In Mongolia, agriculture employs 35 per cent of the total labour force and, more importantly, it accounts for over 70 per cent of employment in rural areas. The livestock sub-sector accounts for almost 10 per cent of export earnings and approximately 80 per cent of total agricultural production. The agriculture and food sectors offer the best opportunity to grow inclusive employment (Ministry of Labour, 2014). There is a clear need to match the agro-industry’s increasing demand for a skilled ‘employable’ workforce with ‘decent work’ opportunities. New green jobs are expected to reduce environmental impacts of added-value products while providing diversified income sources to diverse stakeholders.
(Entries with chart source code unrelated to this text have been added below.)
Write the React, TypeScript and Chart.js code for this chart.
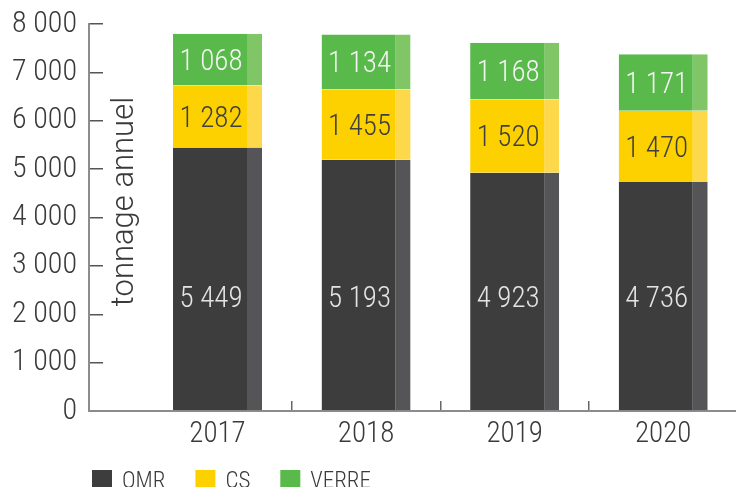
import React, { useEffect, useRef } from 'react';
import { Chart, registerables } from 'chart.js';

Chart.register(...registerables);

// ---- data ----
const categories = ['2017', '2018', '2019', '2020'];
const seriesLabels = ['OMR', 'CS', 'VERRE'];
const omr = [5449, 5193, 4923, 4736];
const cs = [1282, 1455, 1520, 1470];
const verre = [1068, 1134, 1168, 1171];
const yTickValues = [0, 1000, 2000, 3000, 4000, 5000, 6000, 7000, 8000];
const yTitle = 'tonnage annuel';

// ---- style ----
const FAMILY = 'Roboto';
const WEIGHT = '300 condensed';
const mainColors = ['#3d3d3d', '#fdd100', '#59b94a'];
const stripColors = ['#555557', '#fed84b', '#80c566'];
const labelColors = ['#e4e4e4', '#3f3f3f', '#f4f4f4'];
const TEXT = '#3a3a3a';
const STRIP = 15;

const fmt = (v: number) => String(Math.round(v)).replace(/\B(?=(\d{3})+(?!\d))/g, ' ');

const valueLabels = {
  id: 'valueLabels',
  afterDatasetsDraw(chart: any) {
    const ctx = chart.ctx;
    const yScale = chart.scales.y;
    const omrMid = Math.min(...omr) / 2;
    ctx.save();
    ctx.font = `${WEIGHT} 29px ${FAMILY}`;
    ctx.textAlign = 'center';
    ctx.textBaseline = 'middle';
    chart.data.datasets.forEach((ds: any, di: number) => {
      const meta = chart.getDatasetMeta(di);
      meta.data.forEach((bar: any, i: number) => {
        const p = bar.getProps(['x', 'y', 'base'], true);
        const cx = p.x - STRIP / 2 + 1;
        const cy = (di === 0 ? yScale.getPixelForValue(omrMid) : (p.y + p.base) / 2) + 3;
        ctx.fillStyle = labelColors[di];
        ctx.fillText(fmt(ds.data[i]), cx, cy);
      });
    });
    ctx.restore();
  },
};

const extras = {
  id: 'extras',
  afterDraw(chart: any) {
    const ctx = chart.ctx;
    const area = chart.chartArea;
    const yScale = chart.scales.y;
    ctx.save();
    // y title inside plot, right of axis
    ctx.translate(yScale.right + 36, (area.top + area.bottom) / 2 - 16);
    ctx.rotate(-Math.PI / 2);
    ctx.font = `300 31px ${FAMILY}`;
    ctx.fillStyle = TEXT;
    ctx.textAlign = 'center';
    ctx.textBaseline = 'middle';
    ctx.fillText(yTitle, 0, 0);
    ctx.restore();

    // legend
    ctx.save();
    ctx.font = `${WEIGHT} 23px ${FAMILY}`;
    ctx.textAlign = 'left';
    ctx.textBaseline = 'alphabetic';
    let x = 92;
    const top = area.bottom + 59;
    chart.data.datasets.forEach((ds: any) => {
      ctx.fillStyle = ds.backgroundColor;
      ctx.fillRect(x, top, 20, 20);
      ctx.fillStyle = TEXT;
      const tx = x + 30;
      ctx.fillText(ds.label, tx, top + 18);
      x = tx + ctx.measureText(ds.label).width + 30;
    });
    ctx.restore();
  },
};

export default function App() {
  const ref = useRef<HTMLCanvasElement | null>(null);
  useEffect(() => {
    document.body.style.margin = '0';
    document.body.style.overflow = 'hidden';
    const canvas = ref.current!;
    const seriesData = [omr, cs, verre];
    const chart = new Chart(canvas, {
      type: 'bar',
      data: {
        labels: categories,
        datasets: seriesData.map((d, i) => ({
          label: seriesLabels[i],
          data: d,
          backgroundColor: mainColors[i],
          borderColor: stripColors[i],
          borderWidth: { top: 0, right: STRIP, bottom: 0, left: 0 },
          borderSkipped: false,
          barThickness: 89,
          inflateAmount: 0,
        })),
      },
      options: {
        animation: false,
        responsive: false,
        devicePixelRatio: 1,
        layout: { padding: { top: 24, right: 0, bottom: 0, left: 0 } },
        plugins: { legend: { display: false }, tooltip: { enabled: false } },
        scales: {
          x: {
            type: 'linear',
            stacked: true,
            offset: false,
            min: 2016.135,
            max: 2020.49,
            afterBuildTicks: (s: any) => {
              s.ticks = categories.map((c) => ({ value: Number(c) }));
            },
            afterFit: (s: any) => {
              s.height = 76;
              s.paddingLeft = 0;
              s.paddingRight = 0;
            },
            ticks: {
              autoSkip: false,
              maxRotation: 0,
              padding: 16,
              color: TEXT,
              font: { family: FAMILY, size: 29, weight: WEIGHT as any },
              callback: (_v: any, i: number) => categories[i],
            },
            grid: {
              offset: true,
              drawOnChartArea: false,
              drawTicks: true,
              tickLength: -10,
              lineWidth: 1.5,
              color: (c: any) => (c.index === 0 ? 'rgba(0,0,0,0)' : '#666666'),
            },
            border: { display: true, color: '#8c8c8c', width: 2 },
          },
          y: {
            stacked: true,
            min: 0,
            max: 8000,
            afterBuildTicks: (s: any) => {
              s.ticks = yTickValues.map((v) => ({ value: v }));
            },
            afterFit: (s: any) => {
              s.width = 89;
              s.paddingTop = 0;
              s.paddingBottom = 0;
            },
            ticks: {
              padding: 26,
              color: TEXT,
              font: { family: FAMILY, size: 30, weight: WEIGHT as any },
              callback: (v: any) => fmt(Number(v)),
            },
            grid: {
              drawOnChartArea: false,
              drawTicks: true,
              tickLength: -14,
              lineWidth: 1.5,
              color: '#555555',
            },
            border: { display: true, color: '#8c8c8c', width: 2 },
          },
        },
      },
      plugins: [valueLabels, extras],
    } as any);
    return () => chart.destroy();
  }, []);
  return (
    <div style={{ width: 736, height: 487 }}>
      <canvas ref={ref} width={736} height={487} style={{ display: 'block' }} />
    </div>
  );
}
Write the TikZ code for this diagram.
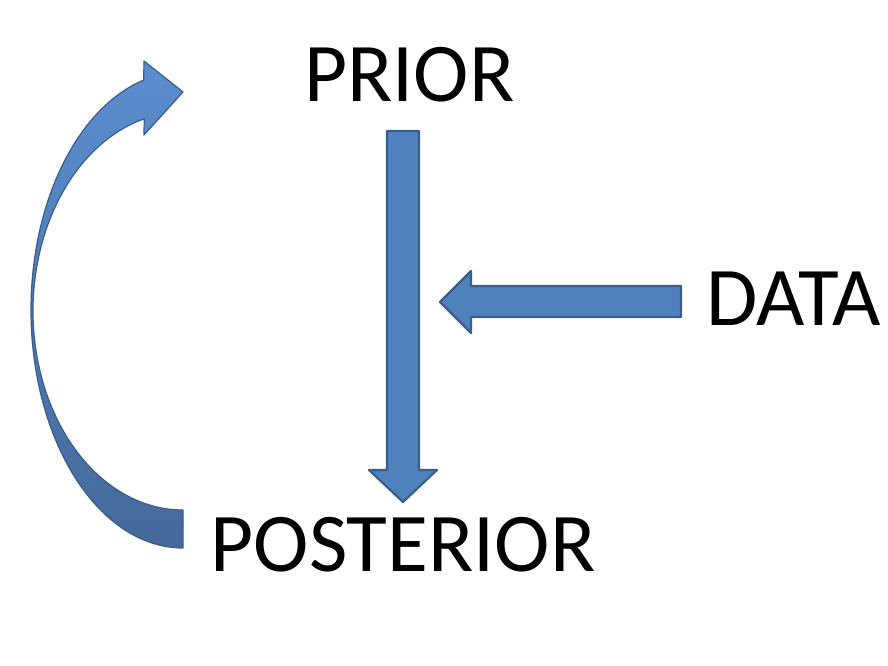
\documentclass[tikz,border=0pt]{standalone}
\usepackage{fontspec}
\setmainfont{Carlito}
\definecolor{arrowfill}{HTML}{4F81BD}
\definecolor{arrowline}{HTML}{3A5E8C}
\definecolor{curvetop}{HTML}{5B8ED0}
\definecolor{curvebot}{HTML}{446899}
\begin{document}
\begin{tikzpicture}[x=1pt,y=1pt,
  label/.style={inner sep=0pt,anchor=base,font=\fontsize{83.5}{90}\selectfont},
  blockarrow/.style={fill=arrowfill,draw=arrowline,line width=2.2pt,line join=round},
  curvearrow/.style={draw=arrowline,line width=1.2pt,line join=round,top color=curvetop,bottom color=curvebot}]
\useasboundingbox (0,0) rectangle (888,666);
\node[label] (prior) at (409.5,564) {PRIOR};
\node[label] (data) at (794,340) {DATA};
\node[label] (posterior) at (403,94) {POSTERIOR};
% vertical arrow prior -> posterior
\draw[blockarrow] (387,535) -- (419,535) -- (419,196) -- (437,196) -- (403,164) -- (369,196) -- (387,196) -- cycle;
% horizontal arrow from data
\draw[blockarrow] (681,380) -- (471,380) -- (471,395) -- (440,364) -- (471,333) -- (471,349) -- (681,349) -- cycle;
% curved arrow posterior -> prior
\draw[curvearrow] (183,118) arc[start angle=270,end angle=105,x radius=152pt,y radius=238pt]
  -- (144,605) -- (183,574) -- (144,531) -- (144.2,547.2)
  arc[start angle=105,end angle=270,x radius=150pt,y radius=199pt] -- cycle;
\end{tikzpicture}
\end{document}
Promoting quality employment in the livestock and agriculture sector
The Project contributes to inclusive and sustainable development in Mongolia through the promotion of quality employment focusing on the livestock and agriculture sector, and strengthens conditions and capacity of private sector employment. It focuses on employment creation through improved competitiveness and greening of meat, dairy, vegetable, fibres and leather sectors. A key tool for assessing the potential in these sectors is the application of value chain analysis, including supply chain and economic analysis to identify and unblock key bottlenecks.
The main activities of the Project include support for decent employment and income opportunities in the meat, dairy, cashmere, wool, leather, and vegetable value chains while contributing to employment policy development with mainstream inclusive decent work and eco-friendly practices. In addition to development of value chains, the project aims to improve the quality of food products, safety standards and marketing.
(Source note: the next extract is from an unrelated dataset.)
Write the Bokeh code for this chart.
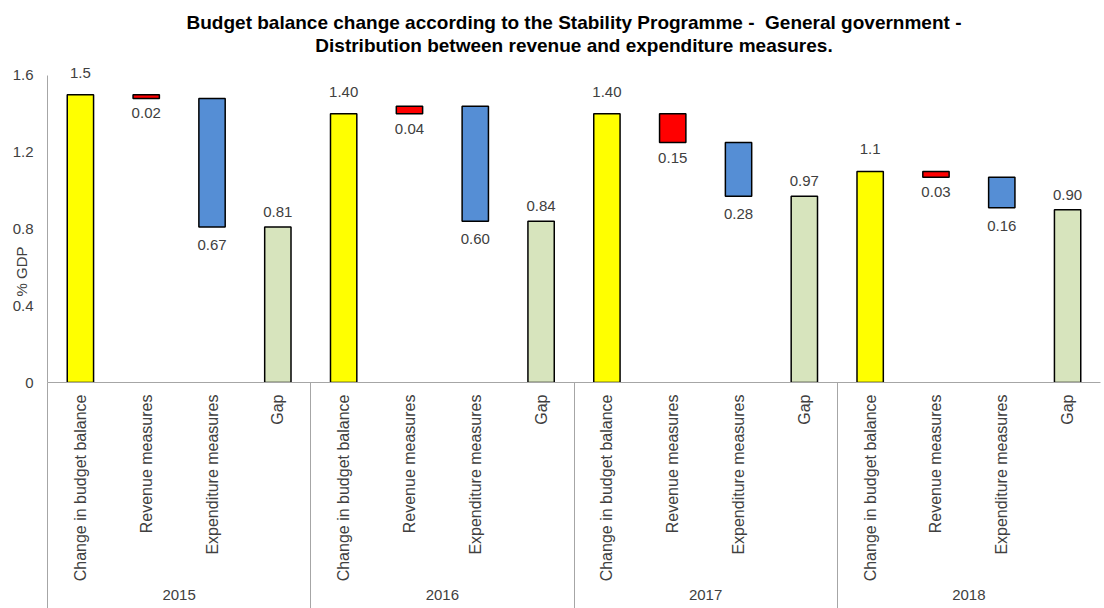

Reaching the most vulnerable and remote first
Target groups for this Project are owners and personnel of private sector companies, including cooperatives, which operate in the five value chains, with a particular focus on the inclusion of unemployed and employed vulnerable groups such as youth, women, migrant workers living in rural and peri-urban areas, and indigenous peoples.
The data collected from the survey will show what needs to be improved, what policy needs to be supported, for quality education and creation of a skilled employable workforce.
Two UN Volunteers are working for this project, both of them fully funded by the Korean International Cooperation Agency (KOICA). One of these is UN Volunteer Project Coordination Assistant Sugyeong Kang (Republic of Korea). “I’m working on a catalogue book, which introduces labour-saving techniques and contact details to herders and small and medium enterprise (SME) owners in the five target industries of the project. Since the biggest difficulty herders and SME owners keep saying is the lack of access to proper techniques, the catalogue book is expected to provide them with the better access to such information,” Sugyeong shares. “I’m also working on a survey to identify the capacity and current situation of technical vocational education and training centres and the food and agriculture department of local governments.”
The way forward
The project is expected to contribute to SDG Goal 8, decent work and economic growth. As people migrate to Ulaanbaatar seeking better opportunities, people become subject to rising unemployment and poor living conditions. The government is challenged by the growing need for infrastructure and the problems that arise from a growing urban population. Strengthening value chains and diversifying employment opportunities can contribute to dispersing the growing urban population and balance regional development.
“I find every experience I get through the field visits fabulous. On the first field trip to Dundgobi, I stayed with a herder family and helped them cook, milk the animals, collect horses, and experienced the real nomadic life. It was a big honour to listen to their story in person and a great opportunity to put myself in their shoes,” Sugyeong shares. “As for now, more people give up herding and come to Ulaanbaatar every year due to the climate change, too low and seasonal income of herding, and other reasons. I’m looking forward to the success of this project bringing hope again to rural areas and herders so that the true beauty of Mongolia can remain.”